Richard Halsey, our Financial Coordinator, is a mix of many things. At Project 90 he is part of our operations team, assisting with our finances, budgets and payments. But on the weekends he is adventuring on any vertical surface he can grip his fingers into!
In November, adventurer Richard will be joining the Lost Mountain Project. This exciting expedition to Mt Namuli in Northern Mozambique will combine research, conservation and rock climbing. The resulting media and film will aim to raise awareness about the treats to this fragile environment and how partnerships and collaborations with local communities and organisations in Mozambique can lead to positive change.
The Lost Mountain is a project about discovery, adventure, and ultimately survival in one of the world’s least-explored and most-threatened habitats.
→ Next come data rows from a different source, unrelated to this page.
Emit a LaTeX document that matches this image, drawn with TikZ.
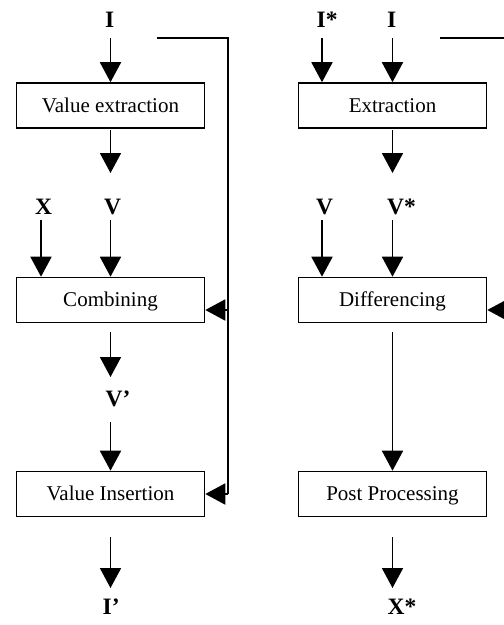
\documentclass[tikz,border=0pt]{standalone}
\usepackage{fontspec}
\setmainfont{Liberation Serif}
\usetikzlibrary{arrows.meta}
\tikzset{
  procbox/.style={draw, line width=1.6pt, minimum width=188pt, minimum height=45pt,
    inner sep=0pt, text height=13.8pt, text depth=0pt, font=\fontsize{21}{24}\selectfont},
  lbl/.style={anchor=base west, inner sep=0pt, font=\fontsize{23.5}{27}\selectfont\bfseries},
  arr/.style={line width=1.9pt, -{Triangle[length=20pt,width=21pt]}},
  ln/.style={line width=1.9pt}
}
\begin{document}
\begin{tikzpicture}[x=1pt,y=-1pt]
\useasboundingbox (0,0) rectangle (504,625);
\clip (0,0) rectangle (504,625);
\fill[white] (0,0) rectangle (504,625);

% ---------- left column ----------
\node[procbox] (vext) at (110.5,105.5) {Value extraction};
\node[procbox] (comb) at (110.5,300) {Combining};
\node[procbox] (vins) at (110.5,494) {Value Insertion};

\node[lbl] (lI)  at (105,27)  {I};
\node[lbl] (lX)  at (35,214) {X};
\node[lbl] (lV)  at (104,214) {V};
\node[lbl] (lVp) at (105.5,406) {V’};
\node[lbl] (lIp) at (102.5,614) {I’};

\coordinate (aI)   at (110.5,38);
\coordinate (aE1)  at (110.5,130);
\coordinate (aE2)  at (110.5,173);
\coordinate (aX)   at (41,220);
\coordinate (aV)   at (110.5,220);
\coordinate (aC1)  at (110.5,332);
\coordinate (aC2)  at (110.5,377);
\coordinate (aVp)  at (110.5,422);
\coordinate (aN1)  at (110.5,537);
\coordinate (aN2)  at (110.5,588);
\coordinate (fbA)  at (157,38);
\coordinate (fbB)  at (228,38);
\coordinate (fbC)  at (228,310);
\coordinate (fbD)  at (228,494);

\draw[arr] (aI) -- (vext.north);
\draw[arr] (aE1) -- (aE2);
\draw[arr] (aX) -- (aX |- comb.north);
\draw[arr] (aV) -- (comb.north);
\draw[arr] (aC1) -- (aC2);
\draw[arr] (aVp) -- (vins.north);
\draw[arr] (aN1) -- (aN2);
\draw[ln] (fbA) -- (fbB) -- (fbD);
\draw[arr] (fbD) -- (vins.east);
\draw[arr] (fbC) -- (comb.east |- fbC);

% ---------- right column ----------
\node[procbox] (extr) at (392.5,105.5) {Extraction};
\node[procbox] (diff) at (392.5,300) {Differencing};
\node[procbox] (post) at (392.5,494) {Post Processing};

\node[lbl] (lIs) at (316.5,27) {I*};
\node[lbl] (lI2) at (387,27) {I};
\node[lbl] (lV2) at (316,214) {V};
\node[lbl] (lVs) at (387,214) {V*};
\node[lbl] (lXs) at (387.5,614) {X*};

\coordinate (bIs) at (322,38);
\coordinate (bI)  at (392.5,38);
\coordinate (bE1) at (392.5,130);
\coordinate (bE2) at (392.5,173);
\coordinate (bV)  at (322,220);
\coordinate (bVs) at (392.5,220);
\coordinate (bD1) at (392.5,332);
\coordinate (bP1) at (392.5,537);
\coordinate (bP2) at (392.5,588);
\coordinate (gbA) at (440,38);
\coordinate (gbB) at (511,38);
\coordinate (gbC) at (511,310);

\draw[arr] (bIs) -- (bIs |- extr.north);
\draw[arr] (bI) -- (extr.north);
\draw[arr] (bE1) -- (bE2);
\draw[arr] (bV) -- (bV |- diff.north);
\draw[arr] (bVs) -- (diff.north);
\draw[arr] (bD1) -- (post.north);
\draw[arr] (bP1) -- (bP2);
\draw[ln] (gbA) -- (gbB) -- (gbC);
\draw[arr] (gbC) -- (diff.east |- gbC);
\end{tikzpicture}
\end{document}
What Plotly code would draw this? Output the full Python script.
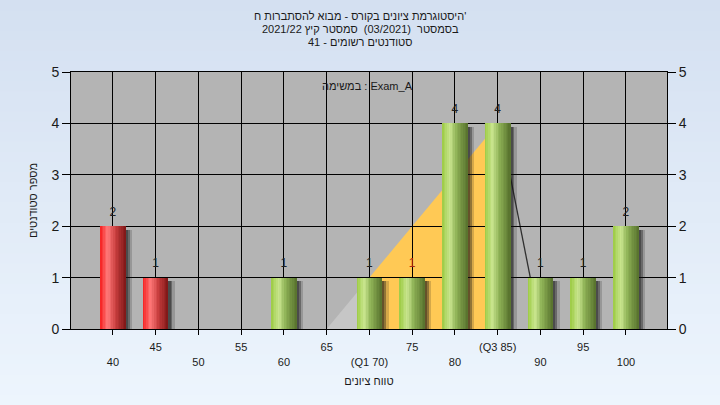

Mt. Namuli, a 7,936-foot granite monolith, is the largest of a group of isolated peaks that tower over the ancient valleys of northern Mozambique. Here, plants and animals have evolved as if on dispersed oceanic islands, so that individual mountains have become refuge to their own unique species of life, many of which have yet to be discovered or described by science. Yet despite these distinctions, it is Mt. Namuli’s linkages to the surrounding landscape and its position along a corridor of mountains stretching from South Africa to the Arabian Peninsula that has gripped the attention of the world.
The Lost Mountain project is a collaboration between an international cadre of scientists, conservationists, global adventurers, and filmmakers. Their objectives are:
- To explore and document the increasingly threatened and largely unknown cliffside and rainforest habitats of Mt. Namuli, with emphasis on new species discovery and expanding known ranges for threatened species.
- To use project partnerships and collaborator networks to build capacity with a key local organization in Mozambique, with a long-term goal of local determination and management of an integrated conservation plan.
- To share the story of Mozambique’s forgotten mountains and the critical role they play in the survival of East African biodiversity.